N-170. Marine Synechococcus ecotypes Are Specifically Associated with Distinct Upwelling and Oligotrophic Regimes

N. Ahlgren, G. Rocap;
Univ. of Washington, Seattle, WA.

Marine cyanobacteria provide a model system for exploring how multiple, closely-related microbial populations coexist and partition environmental niche-space. The super-genus marine Synechococcus is comprised of multiple ecotypes--genetically distinct populations that coexist throughout the world’s oceans. Previous work demonstrates that some of these ecotypes posses distinguishing physiologies and occupy distinct niches, however, for many of them, it is unclear what specific habitats they occupy.
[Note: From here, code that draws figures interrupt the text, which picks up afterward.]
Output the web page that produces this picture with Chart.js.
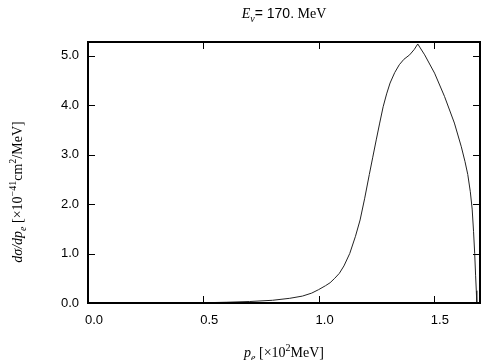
<!DOCTYPE html>
<html>
<head>
<meta charset="utf-8">
<script src="https://cdn.jsdelivr.net/npm/chart.js@4/dist/chart.umd.min.js"></script>
<style>
html,body{margin:0;padding:0;background:#fff;}
#wrap{width:504px;height:360px;position:relative;}
</style>
</head>
<body>
<div id="wrap"><canvas id="c" width="504" height="360"></canvas></div>
<script>
// Data
const pe   = [0.50, 0.60, 0.70, 0.80, 0.875, 0.93, 0.97, 1.00, 1.03, 1.05, 1.07, 1.09, 1.11, 1.135, 1.16, 1.18, 1.20, 1.22, 1.235, 1.25, 1.265, 1.28, 1.295, 1.31, 1.33, 1.35, 1.37, 1.395, 1.415, 1.43, 1.46, 1.503, 1.546, 1.589, 1.619, 1.635, 1.647, 1.658, 1.666, 1.672, 1.677, 1.681, 1.684, 1.686];
const dsig = [0.005, 0.015, 0.03, 0.055, 0.095, 0.14, 0.20, 0.27, 0.35, 0.41, 0.50, 0.60, 0.75, 1.00, 1.35, 1.68, 2.12, 2.60, 2.95, 3.30, 3.64, 3.97, 4.23, 4.45, 4.66, 4.82, 4.93, 5.02, 5.13, 5.24, 5.02, 4.65, 4.18, 3.64, 3.16, 2.86, 2.60, 2.25, 1.90, 1.45, 1.00, 0.55, 0.25, 0.0];
const xTickValues = [0.0, 0.5, 1.0, 1.5];
const yTickValues = [0.0, 1.0, 2.0, 3.0, 4.0, 5.0];
const xRange = [0, 1.7];
const yRange = [0, 5.28];

const SERIF = '"Liberation Serif","DejaVu Serif",serif';
const SANS = '"Liberation Sans",Arial,sans-serif';

const titleSegs = [
  {t:'E', i:true, f:SERIF},
  {t:'\u03BD', i:true, f:SERIF, s:'sub'},
  {t:'= 170.', f:SANS},
  {t:' MeV', f:SERIF}
];
const xTitleSegs = [
  {t:'p', i:true, f:SERIF},
  {t:'e', i:true, f:SERIF, s:'sub'},
  {t:' [\u00D710', f:SERIF},
  {t:'2', f:SERIF, s:'sup'},
  {t:'MeV]', f:SERIF}
];
const yTitleSegs = [
  {t:'d\u03C3/dp', i:true, f:SERIF},
  {t:'e', i:true, f:SERIF, s:'sub'},
  {t:' [\u00D710', f:SERIF},
  {t:'\u221241', f:SERIF, s:'sup'},
  {t:'cm', f:SERIF},
  {t:'2', f:SERIF, s:'sup'},
  {t:'/MeV]', f:SERIF}
];

function segFont(seg, size){
  const sz = seg.s ? Math.round(size*0.72) : size;
  return (seg.i ? 'italic ' : '') + sz + 'px ' + seg.f;
}
function drawRich(ctx, segs, cx, cy, size){
  ctx.save();
  ctx.textBaseline = 'alphabetic';
  ctx.textAlign = 'left';
  let w = 0;
  segs.forEach(s => { ctx.font = segFont(s, size); w += ctx.measureText(s.t).width; });
  let x = cx - w/2;
  const base = cy + size*0.35;
  segs.forEach(s => {
    ctx.font = segFont(s, size);
    let y = base;
    if (s.s === 'sub') y += size*0.3;
    if (s.s === 'sup') y -= size*0.45;
    ctx.fillStyle = '#000';
    ctx.fillText(s.t, x, y);
    x += ctx.measureText(s.t).width;
  });
  ctx.restore();
}

const framePlugin = {
  id: 'frame',
  afterDraw(chart){
    const ctx = chart.ctx;
    const a = chart.chartArea;
    const xs = chart.scales.x, ys = chart.scales.y;
    ctx.save();
    ctx.strokeStyle = '#000';
    ctx.lineWidth = 1;
    const tl = 7;
    ctx.beginPath();
    xTickValues.forEach(v => {
      const px = Math.round(xs.getPixelForValue(v)) + 0.5;
      ctx.moveTo(px, a.bottom); ctx.lineTo(px, a.bottom - tl);
      ctx.moveTo(px, a.top); ctx.lineTo(px, a.top + tl);
    });
    yTickValues.forEach(v => {
      const py = Math.round(ys.getPixelForValue(v)) + 0.5;
      ctx.moveTo(a.left, py); ctx.lineTo(a.left + tl, py);
      ctx.moveTo(a.right, py); ctx.lineTo(a.right - tl, py);
    });
    ctx.stroke();
    ctx.lineWidth = 2;
    ctx.strokeRect(a.left, a.top, a.right - a.left, a.bottom - a.top);
    ctx.restore();

    drawRich(ctx, titleSegs, (a.left + a.right)/2, 13, 14);
    drawRich(ctx, xTitleSegs, (a.left + a.right)/2, 352, 14);
    ctx.save();
    ctx.translate(17, 192);
    ctx.rotate(-Math.PI/2);
    drawRich(ctx, yTitleSegs, 0, 0, 14);
    ctx.restore();
  }
};

const points = pe.map((x, i) => ({x: x, y: dsig[i]}));

new Chart(document.getElementById('c'), {
  type: 'line',
  data: {
    datasets: [{
      data: points,
      borderColor: '#222',
      borderWidth: 1,
      pointRadius: 0,
      fill: false,
      tension: 0
    }]
  },
  options: {
    responsive: false,
    animation: false,
    devicePixelRatio: 1,
    layout: { padding: { top: 42, right: 24, left: 0, bottom: 0 } },
    plugins: { legend: { display: false }, tooltip: { enabled: false }, title: { display: false } },
    scales: {
      x: {
        type: 'linear',
        min: xRange[0], max: xRange[1],
        grid: { display: false, drawTicks: false },
        border: { display: false },
        afterBuildTicks(scale){ scale.ticks = xTickValues.map(v => ({value: v})); },
        afterFit(scale){ scale.height = 57; },
        ticks: {
          color: '#000',
          font: { family: SANS, size: 13 },
          padding: 10,
          labelOffset: 6,
          maxRotation: 0,
          callback: v => Number(v).toFixed(1)
        }
      },
      y: {
        type: 'linear',
        min: yRange[0], max: yRange[1],
        grid: { display: false, drawTicks: false },
        border: { display: false },
        afterBuildTicks(scale){ scale.ticks = yTickValues.map(v => ({value: v})); },
        afterFit(scale){ scale.width = 88; },
        ticks: {
          color: '#000',
          font: { family: SANS, size: 13 },
          padding: 9,
          callback: v => Number(v).toFixed(1)
        }
      }
    }
  },
  plugins: [framePlugin]
});
</script>
</body>
</html>
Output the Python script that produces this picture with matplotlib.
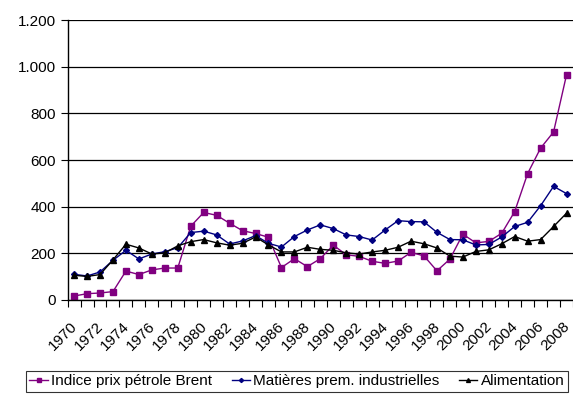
import numpy as np
import matplotlib.pyplot as plt
from matplotlib.transforms import ScaledTranslation

plt.rcParams['font.family'] = ['Liberation Sans', 'DejaVu Sans']

# Indices annuels 1970-2008
annees = list(range(1970, 2009))

brent = [17, 27, 30, 36, 124, 109, 129, 137, 137, 316, 375, 363, 329, 297,
         285, 269, 139, 177, 143, 177, 235, 194, 187, 166, 157, 167, 204, 189,
         125, 175, 282, 245, 251, 286, 379, 542, 651, 720, 965]

matieres = [110, 103, 120, 170, 213, 176, 197, 207, 224, 289, 295, 279, 240, 253,
            276, 243, 227, 272, 300, 322, 306, 279, 272, 257, 300, 340, 336, 335,
            290, 259, 258, 236, 238, 270, 315, 333, 404, 487, 456]

alimentation = [106, 101, 109, 172, 239, 223, 197, 202, 232, 250, 259, 245, 235, 243,
                270, 236, 206, 206, 226, 217, 213, 202, 197, 206, 213, 226, 252, 241,
                223, 188, 184, 208, 215, 241, 272, 252, 259, 315, 372]

x = np.arange(len(annees))

fig = plt.figure(figsize=(5.73, 3.94), dpi=100)
ax = fig.add_axes([0.118, 0.2386, 0.882, 0.7106])

ax.plot(x, brent, color='#800080', marker='s', markersize=4.5, linewidth=1,
        label='Indice prix pétrole Brent')
ax.plot(x, matieres, color='#000080', marker='D', markersize=3, linewidth=1,
        label='Matières prem. industrielles')
ax.plot(x, alimentation, color='black', marker='^', markersize=4, linewidth=1,
        label='Alimentation')

ax.set_ylim(0, 1200)
ax.set_xlim(-0.5, len(annees) - 0.5)
yticks = np.arange(0, 1201, 200)
ax.set_yticks(yticks)
ax.set_yticklabels([f'{v:,}'.replace(',', '.') for v in yticks], fontsize=11)
ax.yaxis.grid(True, color='black', linewidth=0.9)
ax.set_axisbelow(True)

# traits de graduation entre les catégories, étiquettes une année sur deux
ax.set_xticks(np.arange(-0.5, len(annees)), minor=False)
ax.set_xticklabels([])
ax.set_xticks(x[::2], minor=True)
ax.set_xticklabels([str(a) for a in annees[::2]], minor=True, fontsize=11,
                   rotation=45, ha='right', rotation_mode='anchor')
ax.tick_params(axis='x', which='major', length=5, direction='out', color='black')
ax.tick_params(axis='x', which='minor', length=0, pad=14)
ax.tick_params(axis='y', length=5, direction='out', color='black')

# léger décalage des années vers la gauche
decalage = ScaledTranslation(-4 / 100, 0, fig.dpi_scale_trans)
for lab in ax.get_xticklabels(minor=True):
    lab.set_transform(lab.get_transform() + decalage)

for s in ['top', 'right']:
    ax.spines[s].set_visible(False)
for s in ['left', 'bottom']:
    ax.spines[s].set_color('black')
    ax.spines[s].set_linewidth(1)

leg = fig.legend(loc='center', bbox_to_anchor=(0.518, 0.032),
                 ncol=3, fontsize=11, frameon=True, fancybox=False,
                 edgecolor='black', handlelength=1.2, handletextpad=0.2,
                 columnspacing=1.3, borderpad=0.25, markerscale=0.7)
leg.get_frame().set_linewidth(0.8)

fig.savefig('out.png', dpi=100)
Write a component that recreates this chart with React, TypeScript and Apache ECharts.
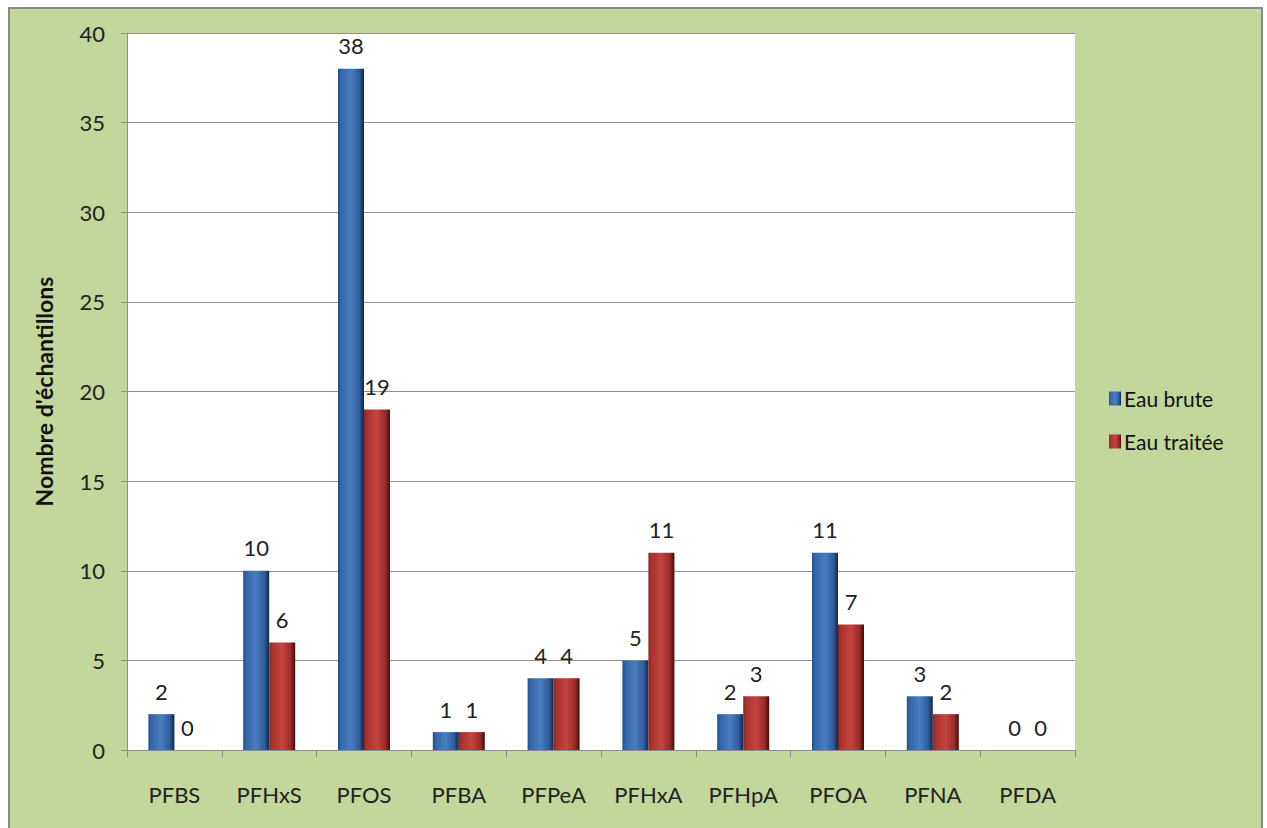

We developed and applied high-throughput real-time PCR assays for nine Synechococcus ecotypes to map their distribution in the field and thus better elucidate what environmental factors define each ecotype’s niche. Ecotypes were mapped along a transect in the Pacific cutting across oligotrophic waters and two upwelling regions: the Costa Rica upwelling Dome (CRD) and the Equatorial upwelling zone. Synechococcus dominated picophytoplankton populations in the CRD at concentrations of up to 1*10^6 cells/ml while neighboring oligotrophic waters are instead dominated by the sister genus, Prochlorococcus. It is hypothesized that the distinctive combination of trace metals in the CRD produces this unusual community structure. We find the composition of ecotypes varies greatly across the transect and that ecotypes are specifically associated with oligotrophic waters or one of the upwelling regimes. We also find evidence of depth-partitioning for several ecotypes, similar to trends seen for ecotypes of Prochlorococcus. These results demonstrate that closely-related microbial populations occupy distinct habitats that are defined by environmental gradients in the oceans. Furthermore, the ubiquitous distribution of Synechococcus throughout the world’s oceans is due to the diversity of ecotypes within the genus that occupy disparate habitats, namely oligotrophic and upwelling regimes.